When I go to do what I do to earn a living, I go to play. Only musicians and athletes go play. Other people go to work so I really enjoy what I do … So the technique of writing a song depends on if I’m writing it with a keyboard player and we’re sitting down for the first time at the piano to start something new … or if a get a track from a musician that is just basic music … or if I get a track from someone that’s music and a melody … or if I’m hired to write songs for film or television …
LAS: So then, the songwriting technique that led to “Man in the Mirror”?

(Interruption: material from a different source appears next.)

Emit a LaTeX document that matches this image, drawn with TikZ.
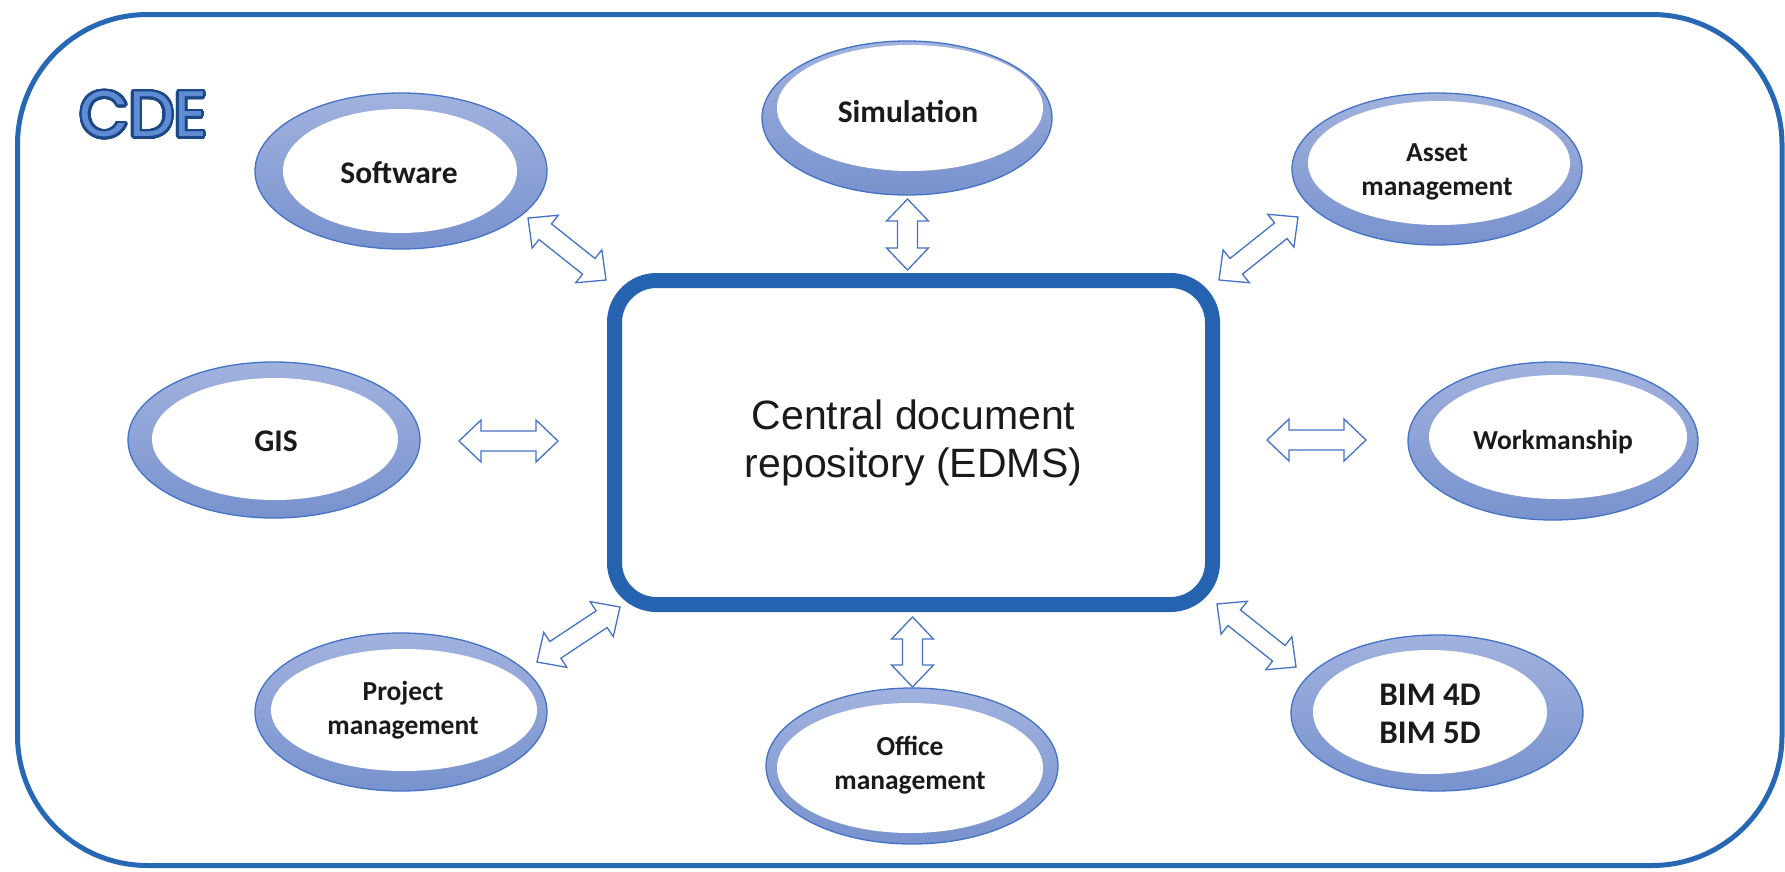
\documentclass[tikz,border=0pt]{standalone}
\usepackage{fontspec}
\usepackage{contour}
\usetikzlibrary{shapes.geometric,calc}
\newfontfamily\lblfont{Carlito}
\newfontfamily\boxfont{Liberation Sans}
\newfontfamily\cdefont{Poppins}
\definecolor{ringtop}{RGB}{161,178,222}
\definecolor{ringbot}{RGB}{120,146,206}
\definecolor{ringline}{RGB}{68,114,196}
\definecolor{boxcol}{RGB}{37,99,176}
\definecolor{framecol}{RGB}{38,104,180}
\definecolor{cdedark}{RGB}{28,72,135}
\definecolor{cdelight}{RGB}{95,140,210}
\definecolor{txt}{RGB}{26,26,26}
\contourlength{2.6pt}
\contournumber{32}
\newcommand\blockarrow[2]{%
  \coordinate (h1) at ($(#1)!22pt!(#2)$);
  \coordinate (h2) at ($(#2)!22pt!(#1)$);
  \draw[barrow] (#1) -- ($(h1)!21pt!90:(#2)$) -- ($(h1)!10pt!90:(#2)$)
    -- ($(h2)!10pt!-90:(#1)$) -- ($(h2)!21pt!-90:(#1)$) -- (#2)
    -- ($(h2)!21pt!90:(#1)$) -- ($(h2)!10pt!90:(#1)$)
    -- ($(h1)!10pt!-90:(#2)$) -- ($(h1)!21pt!-90:(#2)$) -- cycle;}
\begin{document}
\begin{tikzpicture}[x=1pt,y=-1pt,
  ring/.style={ellipse, draw=ringline, line width=1.3pt, top color=ringtop, bottom color=ringbot, inner sep=0pt},
  hole/.style={ellipse, fill=white, inner sep=0pt},
  lblA/.style={font=\lblfont\bfseries\fontsize{31.5}{38}\selectfont, text=txt, align=center, inner sep=0pt},
  lblB/.style={font=\lblfont\bfseries\fontsize{27.5}{34}\selectfont, text=txt, align=center, inner sep=0pt},
  lblC/.style={font=\lblfont\bfseries\fontsize{33}{38}\selectfont, text=txt, align=center, inner sep=0pt},
  barrow/.style={draw=ringline, line width=1.3pt, fill=white, line join=miter}]
\useasboundingbox (0,0) rectangle (1785,871);
\fill[white] (0,0) rectangle (1785,871);
% outer frame
\draw[line width=5pt, draw=framecol, rounded corners=130pt] (17.5,14.5) rectangle (1782,865.5);
% CDE title
\node[inner sep=0pt, font=\cdefont\fontsize{64}{70}\selectfont] (cde) at (143.5,115.5)
  {\contour{cdedark}{\textcolor{cdelight}{CDE}}};
% central box
\node[draw=boxcol, line width=15pt, rounded corners=42pt, minimum width=598pt, minimum height=324pt,
  inner sep=0pt, align=center, text=txt, font=\boxfont\fontsize{41}{48}\selectfont] (edms) at (913.5,442.5)
  {Central document\\repository (EDMS)};
% Software
\node[ring, minimum width=292pt, minimum height=156pt] (sw) at (401,171) {};
\node[hole, minimum width=234pt, minimum height=124pt] (swi) at (400,171) {};
\node[lblA] (swt) at (399,173) {Software};
% Simulation
\node[ring, minimum width=290pt, minimum height=154pt] (sim) at (907,118) {};
\node[hole, minimum width=266pt, minimum height=126pt] (simi) at (910,108) {};
\node[lblA] (simt) at (908,112) {Simulation};
% Asset management
\node[ring, minimum width=290pt, minimum height=152pt] (as) at (1437,169) {};
\node[hole, minimum width=262pt, minimum height=124pt] (asi) at (1439,163) {};
\node[lblB] (ast) at (1437,172) {Asset\\management};
% GIS
\node[ring, minimum width=292pt, minimum height=156pt] (gis) at (274,440) {};
\node[hole, minimum width=246pt, minimum height=122pt] (gisi) at (275,439) {};
\node[lblA] (gist) at (276,441) {GIS};
% Workmanship
\node[ring, minimum width=290pt, minimum height=158pt] (wk) at (1553,441) {};
\node[hole, minimum width=258pt, minimum height=124pt] (wki) at (1558,437) {};
\node[lblB] (wkt) at (1553,442) {Workmanship};
% Project management
\node[ring, minimum width=292pt, minimum height=158pt] (pm) at (401,712) {};
\node[hole, minimum width=266pt, minimum height=122pt] (pmi) at (404,710) {};
\node[lblB] (pmt) at (403,710) {Project\\management};
% Office management
\node[ring, minimum width=292pt, minimum height=156pt] (om) at (912,766) {};
\node[hole, minimum width=266pt, minimum height=130pt] (omi) at (910,768) {};
\node[lblB] (omt) at (910,765) {Office\\management};
% BIM
\node[ring, minimum width=292pt, minimum height=156pt] (bim) at (1437,713) {};
\node[hole, minimum width=234pt, minimum height=124pt] (bimi) at (1430,712) {};
\node[lblC] (bimt) at (1430,714) {BIM 4D\\BIM 5D};
% arrow end points
\coordinate (swa) at (528,218);   \coordinate (swb) at (606,280);
\coordinate (sima) at (907.5,199); \coordinate (simb) at (907.5,270);
\coordinate (asa) at (1298,217);  \coordinate (asb) at (1219,280);
\coordinate (gisa) at (459,441);  \coordinate (gisb) at (558,441);
\coordinate (wka) at (1267,440);  \coordinate (wkb) at (1366,440);
\coordinate (pma) at (537,662);   \coordinate (pmb) at (620,607);
\coordinate (oma) at (912.5,617); \coordinate (omb) at (912.5,687);
\coordinate (bima) at (1217,604); \coordinate (bimb) at (1296,667);
\blockarrow{swa}{swb}
\blockarrow{sima}{simb}
\blockarrow{asa}{asb}
\blockarrow{gisa}{gisb}
\blockarrow{wka}{wkb}
\blockarrow{pma}{pmb}
\blockarrow{oma}{omb}
\blockarrow{bima}{bimb}
\end{tikzpicture}
\end{document}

At which point, Garrett told of the events surrounding the song, co-writer Glen Ballard, Quincy Jones’ involvement, the very first time she talked to Michael Jackson on the phone, when he told her he loved the song and he loved her voice and that he wanted to sing the song like her.
SG: It was the most amazing day and week and time in my life.
Of that time, she adds, pensively, “It’s all kinda surreal now that I think of it, given all that’s happened in the last couple of years … But it was a very, very heady time …
Garrett’s currently living in another very heady time, what with a collection of songs she’s just co-written with Sergio Mendes for the soundtrack for the animated feature (2011), which includes “Fly Love” performed by Jamie Foxx.
Now the chanteuse is gearing up to release a new collection of songs through her fan-driven website at Artistshare. She says she hopes the new project will touch and inspire all who hear it: It will mark her first album offering as a solo artist since her raw, rock-driven 2003 sophomore CD, Siedah.
“For the first time, I’m coming up with the best songs I can write without the confines of a radio format, or the restrictions of a record company having a say about what my music should sound like,” Garrett states. “It’s really quite liberating.”